The purpose of this paper is to describe the system theoretic component of the proof of the Bieberbach conjecture. We were quite surprised to find strong connections to modern robust control theory. Much of the mathematical content of this note comes directly from the paper of Vasyunin and Nikolskii [VN] which in turn is heavily dependent on the original proof by de Branges [dB] and and Theorem 94 of the unpublished manuscript [dB4]. Also the reader is refered to a system theoretic approach [dB2]. One of the contributions of this paper is to identify key constraints and estimates in [VN] as very natural engineering systems constraints. We were extremely surprised by the extent this was possible after slightly modifying the class of systems treated by [VN]. Another contribution is to extend the generality in [VN] from systems with no output and with invertible input operators to conventional [A,B,C] systems. Our objective in the paper is not to actually give a full proof of the Bieberbach conjecture but to extract the systems ideas which might be of potential use to system theorists and mathematicians. Since our goal is to make a paper easily readable to system theorists, we operate at a different level of generality than [VN]. While algebraically our results are more general than [VN], we do not have time varying input and output spaces, unbounded operators, or worry with technical issues in Hilbert space.

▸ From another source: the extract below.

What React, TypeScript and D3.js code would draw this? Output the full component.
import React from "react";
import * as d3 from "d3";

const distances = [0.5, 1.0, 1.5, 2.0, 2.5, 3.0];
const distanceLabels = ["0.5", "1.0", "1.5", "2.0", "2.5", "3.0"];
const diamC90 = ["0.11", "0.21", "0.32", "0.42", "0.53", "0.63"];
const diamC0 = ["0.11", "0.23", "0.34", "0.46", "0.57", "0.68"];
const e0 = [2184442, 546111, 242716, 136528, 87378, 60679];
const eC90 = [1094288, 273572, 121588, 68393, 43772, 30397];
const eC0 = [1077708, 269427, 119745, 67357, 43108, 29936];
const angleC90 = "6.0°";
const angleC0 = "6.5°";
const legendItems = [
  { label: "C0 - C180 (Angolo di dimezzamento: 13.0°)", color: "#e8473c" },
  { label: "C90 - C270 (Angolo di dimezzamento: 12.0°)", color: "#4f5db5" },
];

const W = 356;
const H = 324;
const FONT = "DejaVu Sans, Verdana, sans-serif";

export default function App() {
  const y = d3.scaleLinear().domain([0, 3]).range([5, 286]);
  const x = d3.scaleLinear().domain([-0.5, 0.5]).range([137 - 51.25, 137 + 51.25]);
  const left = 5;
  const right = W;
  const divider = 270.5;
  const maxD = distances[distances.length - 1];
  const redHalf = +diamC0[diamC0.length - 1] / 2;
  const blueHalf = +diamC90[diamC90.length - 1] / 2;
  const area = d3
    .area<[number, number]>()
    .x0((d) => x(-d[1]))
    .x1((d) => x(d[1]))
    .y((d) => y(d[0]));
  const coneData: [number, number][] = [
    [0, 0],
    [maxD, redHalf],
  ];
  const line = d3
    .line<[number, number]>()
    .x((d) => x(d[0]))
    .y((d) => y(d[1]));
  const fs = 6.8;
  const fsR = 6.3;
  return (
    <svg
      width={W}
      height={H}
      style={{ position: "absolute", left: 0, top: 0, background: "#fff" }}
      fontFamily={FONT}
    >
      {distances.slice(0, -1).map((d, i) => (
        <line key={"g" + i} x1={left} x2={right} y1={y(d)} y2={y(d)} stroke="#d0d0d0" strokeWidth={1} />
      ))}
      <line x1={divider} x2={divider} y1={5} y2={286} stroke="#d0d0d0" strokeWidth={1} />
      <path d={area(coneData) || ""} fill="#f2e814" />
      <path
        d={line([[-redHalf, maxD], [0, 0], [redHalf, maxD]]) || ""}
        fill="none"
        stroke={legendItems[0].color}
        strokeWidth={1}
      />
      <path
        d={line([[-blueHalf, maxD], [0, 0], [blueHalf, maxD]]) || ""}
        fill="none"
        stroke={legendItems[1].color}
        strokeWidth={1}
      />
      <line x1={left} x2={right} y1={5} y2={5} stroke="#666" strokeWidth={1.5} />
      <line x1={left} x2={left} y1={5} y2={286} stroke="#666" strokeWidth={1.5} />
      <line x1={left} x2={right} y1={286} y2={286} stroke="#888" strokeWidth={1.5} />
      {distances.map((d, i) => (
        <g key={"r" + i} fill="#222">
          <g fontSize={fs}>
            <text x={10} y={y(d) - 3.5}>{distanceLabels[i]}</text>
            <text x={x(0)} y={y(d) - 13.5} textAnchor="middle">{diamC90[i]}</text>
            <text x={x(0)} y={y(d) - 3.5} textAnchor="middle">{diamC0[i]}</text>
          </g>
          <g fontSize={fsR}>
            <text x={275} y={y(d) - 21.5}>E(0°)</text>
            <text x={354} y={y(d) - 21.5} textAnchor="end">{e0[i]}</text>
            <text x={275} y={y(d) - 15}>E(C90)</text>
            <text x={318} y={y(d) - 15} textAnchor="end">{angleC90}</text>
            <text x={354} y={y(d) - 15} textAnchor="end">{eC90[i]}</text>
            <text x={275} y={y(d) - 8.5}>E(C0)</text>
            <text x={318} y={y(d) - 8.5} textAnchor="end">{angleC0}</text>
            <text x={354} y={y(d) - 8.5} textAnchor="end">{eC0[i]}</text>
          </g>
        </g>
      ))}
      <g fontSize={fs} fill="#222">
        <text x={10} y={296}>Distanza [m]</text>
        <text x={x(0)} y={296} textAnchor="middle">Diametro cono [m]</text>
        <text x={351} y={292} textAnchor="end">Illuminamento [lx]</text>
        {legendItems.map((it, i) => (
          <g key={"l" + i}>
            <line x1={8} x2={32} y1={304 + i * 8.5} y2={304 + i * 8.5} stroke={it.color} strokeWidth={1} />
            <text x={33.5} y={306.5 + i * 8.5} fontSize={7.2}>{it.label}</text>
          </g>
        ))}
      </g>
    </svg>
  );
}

The [VN] proof might be thought of in four parts, corresponding to the four parts of this paper. Conceptually, the first is general systems theory and actually contains a refinement of the classical Bounded Real Lemma, BRL, which is new even in finite dimensions. The second part (after a modification of [VN]) is a BRL for a convex family SYS^K of systems; indeed it is a robustness result of currently fashionable type. The third is to develop a test to determine if there is a uniform bound on the input output operator in SYS^K. To actually put teeth in the general systems theorem requires a strong assumption. In this case it is roughly: the extreme points of the convex set of systems are systems all of which have the same frequency response function. Under a bit stronger assumption the technique [VN] call chronological averaging applies to reduce the uniform bound computation for all of SYS^K to solving a Riccati equation associated with just one system. The last part pertains only to "owner systems" and while very specialized gives an impressive example of how these general theorems apply. Here we refer the reader mostly to [VN] for an excellent rigorous proof, but sketch a formal proof and give enough details to verify how the modifications we made in parts II and III (in order to obtain conventional systems theorems) blends quickly into the [VN] line of proof.